MACROECONOMIC INDICATOR

.

.
Selected by Zeeshan Ahmed Khan
(economistzeeshan@hotmail.com)

Aug 08 - 14, 2005
.

 

 

 

IMPORTS

Imports witnessing rising trend

A sudden surge in the imports from $15.59 billion to $20.6 billion is a matter of concern

The imports of Pakistan have witnessed a rising trend in the year 2004-2005 and stood at $20.6 billion against the targeted amount of $16.7 billion. In the mean time the exports of Pakistan remained at $14.41 billion, thus creating a trade deficit of around $6 billion.

A sudden surge in the imports from $15.59 billion to $20.6 billion is a matter of concern.
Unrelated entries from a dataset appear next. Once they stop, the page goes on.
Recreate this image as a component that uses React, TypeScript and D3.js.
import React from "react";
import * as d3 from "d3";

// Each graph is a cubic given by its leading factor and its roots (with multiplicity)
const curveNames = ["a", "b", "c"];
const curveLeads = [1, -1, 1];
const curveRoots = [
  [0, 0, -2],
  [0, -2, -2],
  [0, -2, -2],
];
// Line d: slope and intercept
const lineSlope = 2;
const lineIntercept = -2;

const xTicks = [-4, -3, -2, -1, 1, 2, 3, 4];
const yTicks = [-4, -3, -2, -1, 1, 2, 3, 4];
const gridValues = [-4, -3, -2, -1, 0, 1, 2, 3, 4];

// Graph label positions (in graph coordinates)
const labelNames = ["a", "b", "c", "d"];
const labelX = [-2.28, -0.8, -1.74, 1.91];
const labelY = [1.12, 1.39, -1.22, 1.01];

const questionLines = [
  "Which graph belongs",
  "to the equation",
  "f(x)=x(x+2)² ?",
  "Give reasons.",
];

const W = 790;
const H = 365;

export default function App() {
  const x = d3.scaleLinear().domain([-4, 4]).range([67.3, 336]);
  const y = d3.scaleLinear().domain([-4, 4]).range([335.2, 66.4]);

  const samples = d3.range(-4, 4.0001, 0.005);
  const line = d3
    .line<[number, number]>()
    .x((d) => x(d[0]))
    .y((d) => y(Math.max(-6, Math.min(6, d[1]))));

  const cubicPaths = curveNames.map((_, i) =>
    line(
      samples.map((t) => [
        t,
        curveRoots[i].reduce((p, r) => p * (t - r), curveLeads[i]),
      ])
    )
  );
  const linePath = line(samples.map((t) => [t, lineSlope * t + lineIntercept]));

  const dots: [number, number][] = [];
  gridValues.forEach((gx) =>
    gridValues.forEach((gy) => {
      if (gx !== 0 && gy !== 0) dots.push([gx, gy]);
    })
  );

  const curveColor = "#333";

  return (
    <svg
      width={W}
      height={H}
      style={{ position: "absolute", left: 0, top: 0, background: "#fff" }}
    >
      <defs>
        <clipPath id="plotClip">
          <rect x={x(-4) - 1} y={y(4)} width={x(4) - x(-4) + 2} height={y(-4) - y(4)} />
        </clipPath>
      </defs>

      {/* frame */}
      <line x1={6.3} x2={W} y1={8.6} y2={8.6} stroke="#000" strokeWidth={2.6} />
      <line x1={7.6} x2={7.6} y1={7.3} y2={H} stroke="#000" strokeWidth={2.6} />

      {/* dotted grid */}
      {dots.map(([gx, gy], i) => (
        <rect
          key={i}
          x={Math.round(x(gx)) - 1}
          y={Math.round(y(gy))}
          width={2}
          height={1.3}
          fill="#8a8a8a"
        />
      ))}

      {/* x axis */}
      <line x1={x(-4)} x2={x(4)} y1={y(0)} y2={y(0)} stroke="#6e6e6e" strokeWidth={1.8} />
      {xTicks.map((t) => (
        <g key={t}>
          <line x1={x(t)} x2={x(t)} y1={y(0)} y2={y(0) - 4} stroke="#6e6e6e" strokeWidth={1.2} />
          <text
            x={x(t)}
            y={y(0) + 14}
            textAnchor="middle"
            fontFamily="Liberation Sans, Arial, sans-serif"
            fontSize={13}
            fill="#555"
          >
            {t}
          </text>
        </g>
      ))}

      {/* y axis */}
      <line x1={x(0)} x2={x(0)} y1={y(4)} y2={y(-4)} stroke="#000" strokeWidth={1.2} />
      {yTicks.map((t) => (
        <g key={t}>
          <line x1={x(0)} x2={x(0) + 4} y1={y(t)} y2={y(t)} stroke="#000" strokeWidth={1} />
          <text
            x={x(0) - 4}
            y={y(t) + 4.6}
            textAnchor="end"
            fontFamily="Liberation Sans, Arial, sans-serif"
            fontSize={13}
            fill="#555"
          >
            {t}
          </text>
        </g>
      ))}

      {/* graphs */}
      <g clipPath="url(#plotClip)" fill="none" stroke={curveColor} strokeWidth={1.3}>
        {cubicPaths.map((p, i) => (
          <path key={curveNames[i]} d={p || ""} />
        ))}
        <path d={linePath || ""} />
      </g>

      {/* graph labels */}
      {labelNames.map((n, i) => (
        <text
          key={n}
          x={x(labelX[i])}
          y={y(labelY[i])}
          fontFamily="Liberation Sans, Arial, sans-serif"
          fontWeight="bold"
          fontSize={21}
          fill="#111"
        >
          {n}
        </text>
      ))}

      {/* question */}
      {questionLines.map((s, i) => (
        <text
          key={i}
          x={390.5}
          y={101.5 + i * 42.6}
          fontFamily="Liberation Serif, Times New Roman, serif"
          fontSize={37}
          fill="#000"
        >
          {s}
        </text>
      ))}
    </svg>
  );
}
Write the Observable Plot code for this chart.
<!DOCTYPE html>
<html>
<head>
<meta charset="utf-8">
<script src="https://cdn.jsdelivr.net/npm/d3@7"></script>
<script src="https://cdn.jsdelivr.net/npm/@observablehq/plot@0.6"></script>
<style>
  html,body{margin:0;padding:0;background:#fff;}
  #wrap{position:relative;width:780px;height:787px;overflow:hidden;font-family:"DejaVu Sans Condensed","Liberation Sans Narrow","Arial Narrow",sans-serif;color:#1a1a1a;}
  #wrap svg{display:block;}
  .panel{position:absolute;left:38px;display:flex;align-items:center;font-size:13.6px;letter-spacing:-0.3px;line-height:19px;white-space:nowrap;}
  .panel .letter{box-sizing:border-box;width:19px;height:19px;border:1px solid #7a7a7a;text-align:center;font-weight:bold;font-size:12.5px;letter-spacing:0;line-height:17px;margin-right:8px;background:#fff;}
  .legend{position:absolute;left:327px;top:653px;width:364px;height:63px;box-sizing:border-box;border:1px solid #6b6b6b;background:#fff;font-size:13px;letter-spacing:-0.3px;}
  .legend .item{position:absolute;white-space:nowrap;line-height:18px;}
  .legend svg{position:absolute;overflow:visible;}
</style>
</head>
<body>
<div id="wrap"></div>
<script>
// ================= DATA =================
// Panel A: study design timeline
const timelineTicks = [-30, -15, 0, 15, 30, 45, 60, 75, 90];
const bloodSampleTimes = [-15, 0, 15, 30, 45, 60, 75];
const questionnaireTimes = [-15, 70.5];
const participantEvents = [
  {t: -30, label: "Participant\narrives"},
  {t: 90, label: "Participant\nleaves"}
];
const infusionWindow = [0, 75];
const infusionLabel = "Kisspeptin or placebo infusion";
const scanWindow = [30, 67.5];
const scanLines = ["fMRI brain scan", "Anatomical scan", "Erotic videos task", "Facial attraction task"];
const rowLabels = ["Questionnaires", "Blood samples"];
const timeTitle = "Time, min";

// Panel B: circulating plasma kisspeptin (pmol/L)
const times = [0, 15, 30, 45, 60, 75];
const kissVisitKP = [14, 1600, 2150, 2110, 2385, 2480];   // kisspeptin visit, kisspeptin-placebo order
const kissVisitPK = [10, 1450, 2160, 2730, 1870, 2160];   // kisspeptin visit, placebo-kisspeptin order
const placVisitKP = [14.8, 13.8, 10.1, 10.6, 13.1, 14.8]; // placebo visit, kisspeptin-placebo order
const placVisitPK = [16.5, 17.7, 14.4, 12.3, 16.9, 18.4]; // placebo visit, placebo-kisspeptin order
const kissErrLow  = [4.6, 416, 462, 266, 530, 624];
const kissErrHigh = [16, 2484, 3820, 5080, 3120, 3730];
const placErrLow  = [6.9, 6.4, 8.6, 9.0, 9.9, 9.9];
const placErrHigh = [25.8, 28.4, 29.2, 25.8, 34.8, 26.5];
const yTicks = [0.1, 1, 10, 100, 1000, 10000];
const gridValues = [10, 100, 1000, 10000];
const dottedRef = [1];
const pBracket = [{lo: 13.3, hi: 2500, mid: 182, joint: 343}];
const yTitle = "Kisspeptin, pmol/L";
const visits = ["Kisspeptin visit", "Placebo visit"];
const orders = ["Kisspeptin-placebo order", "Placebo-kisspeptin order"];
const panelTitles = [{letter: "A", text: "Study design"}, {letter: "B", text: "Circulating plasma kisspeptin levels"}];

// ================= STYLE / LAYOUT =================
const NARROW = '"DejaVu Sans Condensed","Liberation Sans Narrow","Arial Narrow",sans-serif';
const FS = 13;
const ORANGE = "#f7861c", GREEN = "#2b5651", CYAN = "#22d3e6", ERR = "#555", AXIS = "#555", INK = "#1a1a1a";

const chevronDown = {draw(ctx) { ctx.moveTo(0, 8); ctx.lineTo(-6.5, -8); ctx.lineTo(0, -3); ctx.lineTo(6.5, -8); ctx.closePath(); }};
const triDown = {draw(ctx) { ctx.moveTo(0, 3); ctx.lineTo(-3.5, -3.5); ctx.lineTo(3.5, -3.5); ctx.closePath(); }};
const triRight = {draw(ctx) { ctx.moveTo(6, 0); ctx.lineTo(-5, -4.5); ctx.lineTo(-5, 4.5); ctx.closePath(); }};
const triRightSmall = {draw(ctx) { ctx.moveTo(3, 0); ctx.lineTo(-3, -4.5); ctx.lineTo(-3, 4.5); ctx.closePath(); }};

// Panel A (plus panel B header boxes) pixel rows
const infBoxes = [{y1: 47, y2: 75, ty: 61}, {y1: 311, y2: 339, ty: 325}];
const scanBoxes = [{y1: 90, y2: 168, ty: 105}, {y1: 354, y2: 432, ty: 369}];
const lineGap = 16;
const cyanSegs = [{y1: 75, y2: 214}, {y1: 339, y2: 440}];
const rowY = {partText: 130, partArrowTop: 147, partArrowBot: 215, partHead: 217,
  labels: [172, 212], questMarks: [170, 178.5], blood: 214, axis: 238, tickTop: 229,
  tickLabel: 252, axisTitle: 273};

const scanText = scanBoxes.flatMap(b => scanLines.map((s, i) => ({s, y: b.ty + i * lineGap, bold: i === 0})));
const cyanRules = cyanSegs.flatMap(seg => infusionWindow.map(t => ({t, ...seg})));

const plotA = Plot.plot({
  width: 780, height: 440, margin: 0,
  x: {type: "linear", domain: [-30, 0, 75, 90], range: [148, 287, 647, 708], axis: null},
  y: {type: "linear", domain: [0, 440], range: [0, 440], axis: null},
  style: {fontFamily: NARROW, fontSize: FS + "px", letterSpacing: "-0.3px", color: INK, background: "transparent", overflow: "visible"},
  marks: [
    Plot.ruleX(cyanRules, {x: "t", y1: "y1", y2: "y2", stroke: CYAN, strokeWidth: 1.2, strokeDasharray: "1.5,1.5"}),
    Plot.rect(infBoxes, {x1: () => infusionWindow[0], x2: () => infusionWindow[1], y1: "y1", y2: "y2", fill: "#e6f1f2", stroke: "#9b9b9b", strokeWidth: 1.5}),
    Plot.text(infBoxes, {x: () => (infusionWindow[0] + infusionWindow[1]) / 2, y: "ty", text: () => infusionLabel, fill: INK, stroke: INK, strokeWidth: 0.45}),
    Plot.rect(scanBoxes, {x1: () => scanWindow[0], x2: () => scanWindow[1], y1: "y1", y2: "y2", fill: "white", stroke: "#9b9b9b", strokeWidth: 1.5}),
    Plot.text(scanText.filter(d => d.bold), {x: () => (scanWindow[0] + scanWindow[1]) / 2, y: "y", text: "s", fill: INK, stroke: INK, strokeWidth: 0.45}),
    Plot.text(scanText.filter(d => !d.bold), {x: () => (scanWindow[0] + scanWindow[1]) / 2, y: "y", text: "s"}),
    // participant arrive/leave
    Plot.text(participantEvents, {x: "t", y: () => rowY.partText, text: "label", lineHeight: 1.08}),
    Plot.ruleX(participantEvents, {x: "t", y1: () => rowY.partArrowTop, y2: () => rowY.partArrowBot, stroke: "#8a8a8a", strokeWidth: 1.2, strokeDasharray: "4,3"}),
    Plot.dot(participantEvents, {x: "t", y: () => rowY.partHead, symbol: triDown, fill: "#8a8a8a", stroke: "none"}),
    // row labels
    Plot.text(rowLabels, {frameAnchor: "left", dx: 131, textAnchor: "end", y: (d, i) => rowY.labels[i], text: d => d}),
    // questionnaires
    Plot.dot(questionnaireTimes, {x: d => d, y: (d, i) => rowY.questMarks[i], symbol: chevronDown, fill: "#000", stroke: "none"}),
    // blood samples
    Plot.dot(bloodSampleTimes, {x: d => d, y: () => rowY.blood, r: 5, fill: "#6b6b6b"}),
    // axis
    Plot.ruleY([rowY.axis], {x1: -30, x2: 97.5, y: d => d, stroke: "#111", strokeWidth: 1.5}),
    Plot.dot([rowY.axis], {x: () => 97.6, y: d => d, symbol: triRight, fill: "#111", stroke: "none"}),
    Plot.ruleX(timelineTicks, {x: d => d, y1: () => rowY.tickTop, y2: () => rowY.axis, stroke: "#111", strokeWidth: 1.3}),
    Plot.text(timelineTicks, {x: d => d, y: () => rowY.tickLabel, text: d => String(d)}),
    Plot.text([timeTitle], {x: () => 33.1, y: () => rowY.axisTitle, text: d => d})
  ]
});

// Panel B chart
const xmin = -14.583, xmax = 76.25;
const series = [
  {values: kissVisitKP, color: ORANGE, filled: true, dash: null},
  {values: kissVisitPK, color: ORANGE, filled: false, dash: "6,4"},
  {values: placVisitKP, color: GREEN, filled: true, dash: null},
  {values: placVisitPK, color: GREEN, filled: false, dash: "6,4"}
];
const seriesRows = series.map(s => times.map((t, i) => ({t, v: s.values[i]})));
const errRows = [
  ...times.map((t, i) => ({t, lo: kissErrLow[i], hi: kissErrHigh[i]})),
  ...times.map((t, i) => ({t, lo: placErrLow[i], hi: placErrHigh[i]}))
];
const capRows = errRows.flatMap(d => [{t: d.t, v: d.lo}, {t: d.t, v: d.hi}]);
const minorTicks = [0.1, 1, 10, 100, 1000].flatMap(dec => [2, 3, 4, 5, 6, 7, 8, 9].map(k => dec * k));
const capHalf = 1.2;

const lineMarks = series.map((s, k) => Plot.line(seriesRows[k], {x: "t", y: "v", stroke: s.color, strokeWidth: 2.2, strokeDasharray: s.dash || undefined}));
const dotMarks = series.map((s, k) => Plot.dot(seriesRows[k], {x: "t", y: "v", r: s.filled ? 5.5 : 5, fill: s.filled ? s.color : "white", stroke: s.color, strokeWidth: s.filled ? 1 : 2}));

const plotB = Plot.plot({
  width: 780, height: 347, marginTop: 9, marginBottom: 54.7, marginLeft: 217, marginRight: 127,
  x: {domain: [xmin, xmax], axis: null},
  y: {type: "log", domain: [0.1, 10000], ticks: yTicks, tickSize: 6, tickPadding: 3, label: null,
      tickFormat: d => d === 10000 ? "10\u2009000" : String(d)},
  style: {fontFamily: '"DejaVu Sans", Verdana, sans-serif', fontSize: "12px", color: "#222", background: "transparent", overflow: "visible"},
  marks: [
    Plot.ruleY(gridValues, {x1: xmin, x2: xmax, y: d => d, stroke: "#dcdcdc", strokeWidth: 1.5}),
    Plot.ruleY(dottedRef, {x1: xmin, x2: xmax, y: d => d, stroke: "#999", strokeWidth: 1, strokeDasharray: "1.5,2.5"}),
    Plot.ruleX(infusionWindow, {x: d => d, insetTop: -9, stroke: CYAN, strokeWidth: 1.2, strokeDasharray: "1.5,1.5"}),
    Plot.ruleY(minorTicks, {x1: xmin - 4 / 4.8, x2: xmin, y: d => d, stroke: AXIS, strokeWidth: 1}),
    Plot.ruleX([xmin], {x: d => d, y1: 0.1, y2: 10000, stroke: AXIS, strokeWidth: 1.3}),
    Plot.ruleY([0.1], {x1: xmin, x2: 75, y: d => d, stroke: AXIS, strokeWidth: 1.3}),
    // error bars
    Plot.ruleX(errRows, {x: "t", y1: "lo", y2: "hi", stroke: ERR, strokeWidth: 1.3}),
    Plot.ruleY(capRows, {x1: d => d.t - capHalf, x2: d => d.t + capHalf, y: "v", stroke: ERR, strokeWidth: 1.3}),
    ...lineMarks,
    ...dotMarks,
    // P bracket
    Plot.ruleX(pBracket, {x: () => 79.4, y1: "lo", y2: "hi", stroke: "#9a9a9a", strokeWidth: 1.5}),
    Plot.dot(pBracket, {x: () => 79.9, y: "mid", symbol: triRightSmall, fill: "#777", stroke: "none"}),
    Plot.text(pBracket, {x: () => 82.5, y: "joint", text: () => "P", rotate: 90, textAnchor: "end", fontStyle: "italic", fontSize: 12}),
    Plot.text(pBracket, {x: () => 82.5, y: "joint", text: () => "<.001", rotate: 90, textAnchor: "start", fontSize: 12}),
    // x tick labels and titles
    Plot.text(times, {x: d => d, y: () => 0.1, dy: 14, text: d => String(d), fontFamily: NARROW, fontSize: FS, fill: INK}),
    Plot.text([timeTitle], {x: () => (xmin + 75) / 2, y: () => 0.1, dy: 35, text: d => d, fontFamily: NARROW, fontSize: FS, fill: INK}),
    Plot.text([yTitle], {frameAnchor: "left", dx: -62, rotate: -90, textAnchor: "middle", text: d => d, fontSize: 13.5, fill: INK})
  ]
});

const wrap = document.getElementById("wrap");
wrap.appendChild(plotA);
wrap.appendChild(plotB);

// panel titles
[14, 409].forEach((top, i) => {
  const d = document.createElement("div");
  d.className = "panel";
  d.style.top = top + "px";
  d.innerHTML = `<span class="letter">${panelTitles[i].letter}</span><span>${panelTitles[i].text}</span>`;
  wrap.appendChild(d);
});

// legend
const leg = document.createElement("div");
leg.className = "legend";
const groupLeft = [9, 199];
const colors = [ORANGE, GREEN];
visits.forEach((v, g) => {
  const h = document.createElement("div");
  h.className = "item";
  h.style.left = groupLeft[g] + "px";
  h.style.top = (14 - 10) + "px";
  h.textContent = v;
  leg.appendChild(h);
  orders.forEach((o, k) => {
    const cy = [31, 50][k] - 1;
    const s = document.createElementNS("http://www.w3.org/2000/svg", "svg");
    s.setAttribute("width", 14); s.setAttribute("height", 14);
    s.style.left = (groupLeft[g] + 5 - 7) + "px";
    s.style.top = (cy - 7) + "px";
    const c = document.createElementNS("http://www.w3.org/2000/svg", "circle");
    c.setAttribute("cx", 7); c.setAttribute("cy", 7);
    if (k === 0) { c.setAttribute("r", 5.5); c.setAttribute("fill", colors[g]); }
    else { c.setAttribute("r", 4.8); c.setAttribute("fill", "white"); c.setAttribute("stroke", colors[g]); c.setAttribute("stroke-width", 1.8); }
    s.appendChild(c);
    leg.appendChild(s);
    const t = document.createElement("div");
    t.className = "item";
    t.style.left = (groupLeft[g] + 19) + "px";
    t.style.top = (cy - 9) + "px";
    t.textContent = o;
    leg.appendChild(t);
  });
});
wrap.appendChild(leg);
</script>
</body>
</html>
However, the government officials say that this high increase in imports and trade imbalance is not a point to ponder as the trade deficit has originated due to higher import of investment goods rather than consumer goods. The imports of machinery and industrial raw material are the examples in this case as the imports of machinery and industrial raw materials in the year 2004-2005 have recorded an increase of 38 and 32%, respectively.

The imports of Pakistan in the year 2004-2005 grew by 32% as against the targeted rate of 7.1%. The extra-ordinary increase in imports was mainly due to strengthening domestic demand and higher prices of crude oil and petroleum products. The surge in domestic demand fueled an exceptional 41.5 percent increase in non-food non-oil imports.

Pakistan's imports are highly concentrated in a few items, namely: machinery, chemicals, edible oil, petroleum & petroleum products, transport equipment, iron & steel, fertilizer and tea. Among all, imports of machinery, chemicals and metal group were up by 54.9 percent, 32.9 percent and 79.6 percent, respectively, as domestic investment has come back to life owing to stronger domestic and external demand. These three groups alone accounted for over one-half of total imports, clearly reflecting the growing level of domestic investment.

Rising prices of international oil are the major downbeat for Pakistan. The unprecedented rise in oil prices struck the economy at a time when domestic demand was showing signs of acceleration. The imports of both crude and petroleum products are up by 18.8 percent and 8.4 percent, respectively, in quantity terms pushing the total oil import bill up 30.9 percent. Both quantity and prices are responsible for the surge in imports as 69 percent rise is accounted for quantity and the remaining 31 percent to the rise in prices of major import items. Had the prices of major import items remained at the last year's level Pakistan would have not paid additional $536.7 million on imports. The Economic Survey 2004-2005 reveals that due to this surge in prices, Pakistan has paid additional $135.7 million and $218.1 million for the import of petroleum products and petroleum crude, respectively. The additional import bill for synthetic fibre and fertilizer stood at $19.8 million and $51.8 million, respectively. Similarly soyabean oil and plastic material share an additional bill of $17.5 million and $66.5 million, respectively.

 

 

Over the last few years the government has adopted an export-led growth policy, but it must be realized that all the efforts to enhance exports are worthless without liberalizing the imports. Fortunately, Pakistan's import regime has been reformed, restructured and liberalized over the years to meet the economy's ongoing structural shifts. Import related irritants impacting investment have also been removed to facilitate the import of capital goods and raw material.

For a number of years, the government has been following a policy of trade facilitation. For this reason the government has allowed the import of machinery in sectors like Marble & Granite, Poultry & Meat and Gems & Jewellery, etc. All these sectors have significant export potential and government measures to import machinery without customs duty and sales tax would exploit it completely.

It seems to be an uphill task for the government to keep the balance of trade positive in the wake of globally increasing prices and demand. However, announcements of policies like liberalization of imports, widening of temporary import facility and regulations in the Trade Policy 2005-2006 promises that Pakistan of tomorrow would be very different from what it is today.